If you can pretty clearly peg it as the gear motor and/or the shaker, there are three main things to try. The first is to triple-check the diodes to make sure they're really solid and can't lose contact even momentarily due to vibration or something (especially with the shaker, as it's all about vibration!). If possible, I'd solder them in place on those devices. If your multimeter has a diode test mode, you could test to make sure the diodes are good, but the chances of a bad diode are pretty small so I wouldn't go to a lot of trouble with that.
The second thing would be to add a small capacitor in parallel with the diode. Diodes suppress a particular type of electrical noise associated with inductive devices known as flyback, but motors can inject other types of noise that the diodes do nothing to suppress, and caps can help with that. Try a 100nF disc cap if you have one sitting around, and maybe a 100uf to 1000uf in parallel with that.
(Note that a 100uF or 1000uF will be polarized, so you have to install it in the right direction. A 100nF disc cap is non-polarized so the direction doesn't matter for that. For a polarized cap, there's usually a big thick stripe with "- - -" signs printed by one leg to tell you the negative side. Install it with the negative capacitor leg connected to the wire going to the Pinscape output port, and the positive leg connected to the "+" power supply side As with the diodes, connect the caps physically close to the device.)

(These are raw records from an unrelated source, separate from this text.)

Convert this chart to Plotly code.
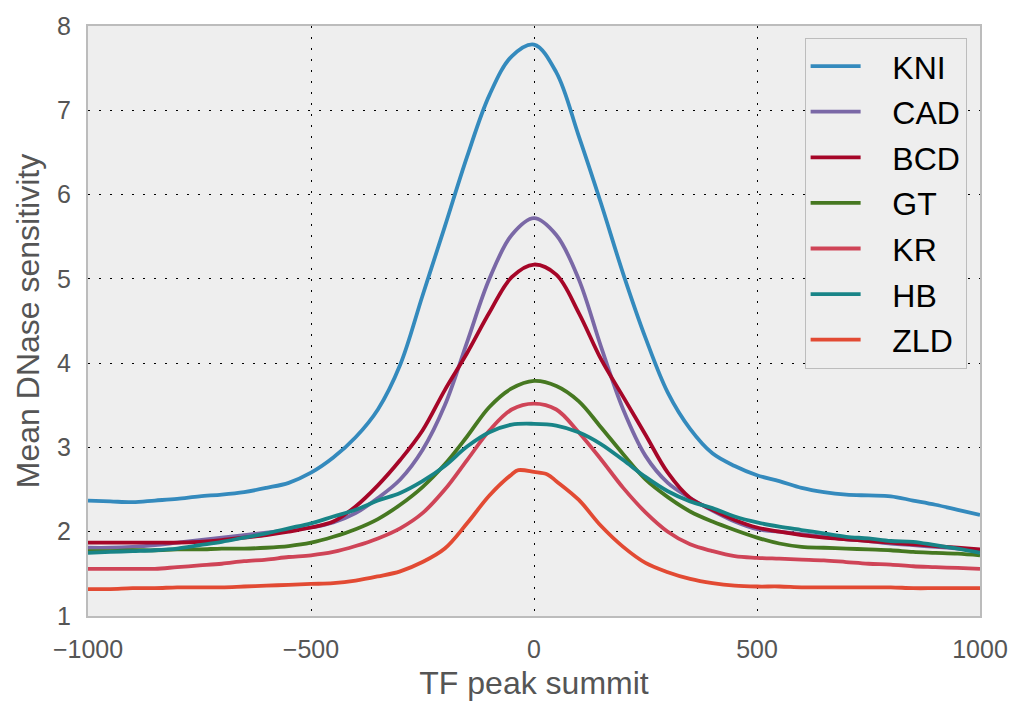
import plotly.graph_objects as go

x = list(range(-1000, 1001, 50))

kni = [2.37, 2.36, 2.35, 2.37, 2.39, 2.42, 2.44, 2.47, 2.52, 2.58, 2.70, 2.88, 3.12, 3.45, 3.98,
       4.80, 5.62, 6.45, 7.18, 7.64, 7.78, 7.45, 6.70, 5.90, 5.06, 4.30, 3.65, 3.22, 2.93, 2.78,
       2.67, 2.60, 2.52, 2.47, 2.44, 2.43, 2.42, 2.37, 2.32, 2.26, 2.20]
cad = [1.81, 1.81, 1.82, 1.84, 1.87, 1.90, 1.93, 1.96, 1.99, 2.02, 2.05, 2.11, 2.22, 2.40, 2.62,
       2.97, 3.50, 4.25, 5.00, 5.52, 5.72, 5.52, 5.00, 4.20, 3.45, 2.90, 2.58, 2.40, 2.25, 2.12,
       2.03, 2.00, 1.97, 1.94, 1.91, 1.89, 1.86, 1.84, 1.82, 1.80, 1.78]
bcd = [1.87, 1.87, 1.87, 1.87, 1.87, 1.88, 1.90, 1.93, 1.96, 2.00, 2.05, 2.12, 2.30, 2.55, 2.85,
       3.20, 3.68, 4.12, 4.60, 5.02, 5.17, 5.05, 4.60, 4.05, 3.60, 3.15, 2.70, 2.40, 2.26, 2.14,
       2.05, 2.00, 1.96, 1.93, 1.91, 1.89, 1.87, 1.85, 1.83, 1.81, 1.79]
gt = [1.77, 1.77, 1.78, 1.78, 1.79, 1.79, 1.80, 1.80, 1.81, 1.83, 1.87, 1.94, 2.03, 2.15, 2.32,
      2.53, 2.80, 3.13, 3.48, 3.70, 3.79, 3.73, 3.55, 3.24, 2.92, 2.62, 2.41, 2.24, 2.12, 2.02,
      1.93, 1.86, 1.82, 1.81, 1.80, 1.79, 1.78, 1.76, 1.75, 1.74, 1.72]
kr = [1.56, 1.56, 1.56, 1.56, 1.58, 1.60, 1.62, 1.65, 1.67, 1.70, 1.72, 1.76, 1.83, 1.92, 2.04,
      2.22, 2.50, 2.85, 3.20, 3.45, 3.52, 3.45, 3.18, 2.86, 2.52, 2.23, 2.00, 1.85, 1.77, 1.71,
      1.69, 1.68, 1.67, 1.66, 1.64, 1.62, 1.61, 1.59, 1.58, 1.57, 1.56]
hb = [1.75, 1.76, 1.77, 1.78, 1.80, 1.84, 1.88, 1.93, 1.98, 2.04, 2.10, 2.18, 2.26, 2.37, 2.46,
      2.60, 2.78, 3.01, 3.18, 3.27, 3.28, 3.26, 3.18, 3.04, 2.85, 2.65, 2.48, 2.36, 2.28, 2.18,
      2.11, 2.06, 2.02, 1.98, 1.94, 1.92, 1.89, 1.88, 1.84, 1.80, 1.75]

x_zld = [-1000, -950, -900, -850, -800, -750, -700, -650, -600, -550, -500, -450, -400, -350, -300,
         -250, -200, -150, -100, -50, -35, 0, 30, 50, 100, 150, 200, 250, 300, 350, 400, 450,
         500, 550, 600, 650, 700, 750, 800, 850, 900, 950, 1000]
zld = [1.32, 1.32, 1.33, 1.33, 1.34, 1.34, 1.34, 1.35, 1.36, 1.37, 1.38, 1.39, 1.42, 1.47, 1.53,
       1.64, 1.80, 2.10, 2.43, 2.68, 2.73, 2.71, 2.68, 2.60, 2.38, 2.07, 1.82, 1.63, 1.52, 1.44,
       1.39, 1.36, 1.35, 1.35, 1.34, 1.34, 1.34, 1.34, 1.34, 1.33, 1.33, 1.33, 1.33]

names = ["KNI", "CAD", "BCD", "GT", "KR", "HB", "ZLD"]
colors = ["#348ABD", "#7A68A6", "#A60628", "#467821", "#CF4457", "#188487", "#E24A33"]
series = [(x, kni), (x, cad), (x, bcd), (x, gt), (x, kr), (x, hb), (x_zld, zld)]

PAD = "\u00a0\u00a0\u00a0"

fig = go.Figure()
for name, color, (xs, ys) in zip(names, colors, series):
    fig.add_trace(go.Scatter(
        x=xs, y=ys, mode="lines", name=PAD + name, legendgroup=name,
        line=dict(color=color, width=3.8, shape="spline", smoothing=1.0),
    ))

axis_common = dict(
    showgrid=True, gridcolor="black", gridwidth=1.3, griddash="2px,9px",
    showline=True, linecolor="#bcbcbc", linewidth=2, mirror=True,
    zeroline=False, ticks="",
    tickfont=dict(family="Liberation Sans, Arial, sans-serif", size=25, color="#555555"),
    title_font=dict(family="Liberation Sans, Arial, sans-serif", size=32, color="#555555"),
)

fig.update_layout(
    width=1020, height=707,
    margin=dict(l=88, r=40, t=22, b=90),
    paper_bgcolor="white", plot_bgcolor="#eeeeee",
    showlegend=True,
    legend=dict(
        x=0.985, y=0.98, xanchor="right", yanchor="top",
        bgcolor="#eeeeee", bordercolor="#bcbcbc", borderwidth=1,
        font=dict(family="Liberation Sans, Arial, sans-serif", size=32, color="black"),
        tracegroupgap=1, traceorder="grouped", itemwidth=50,
    ),
)
fig.update_xaxes(range=[-1000, 1000], tickvals=[-1000, -500, 0, 500, 1000],
                 title_text="TF peak summit", title_standoff=10, ticklabelstandoff=10,
                 **axis_common)
fig.update_yaxes(range=[1, 8], tickvals=[1, 2, 3, 4, 5, 6, 7, 8],
                 title_text="Mean DNase sensitivity", title_standoff=8, ticklabelstandoff=10,
                 **axis_common)

fig.write_html("out.html")
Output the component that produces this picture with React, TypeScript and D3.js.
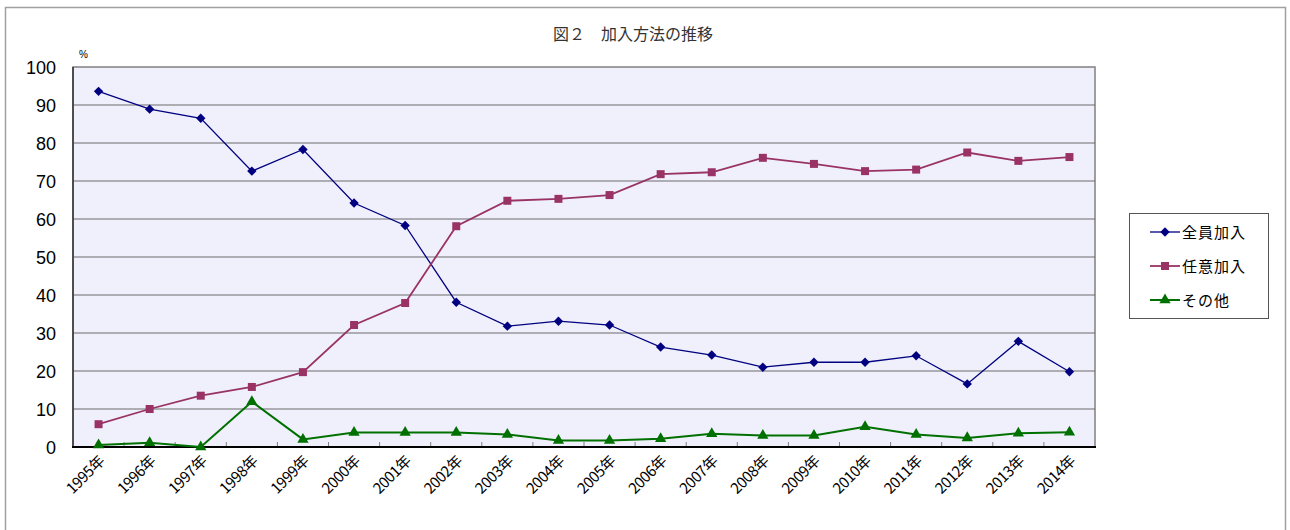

The third thing is to try giving the motors their own power supply. How are you supplying them currently? If the supply is coming from the PC PSU, that might be the problem. ATX PSUs can actually be pretty weak at instantaneous voltage regulation, so a surge draw when a motor starts can make the voltage between ground and +5V momentarily drop low enough that the KL25Z thinks it's being unplugged, which makes it reboot itself.
Hopefully one of these changes will fix it - let me know what you find.
Edited by mjr, 06 November 2017 - 06:03 PM.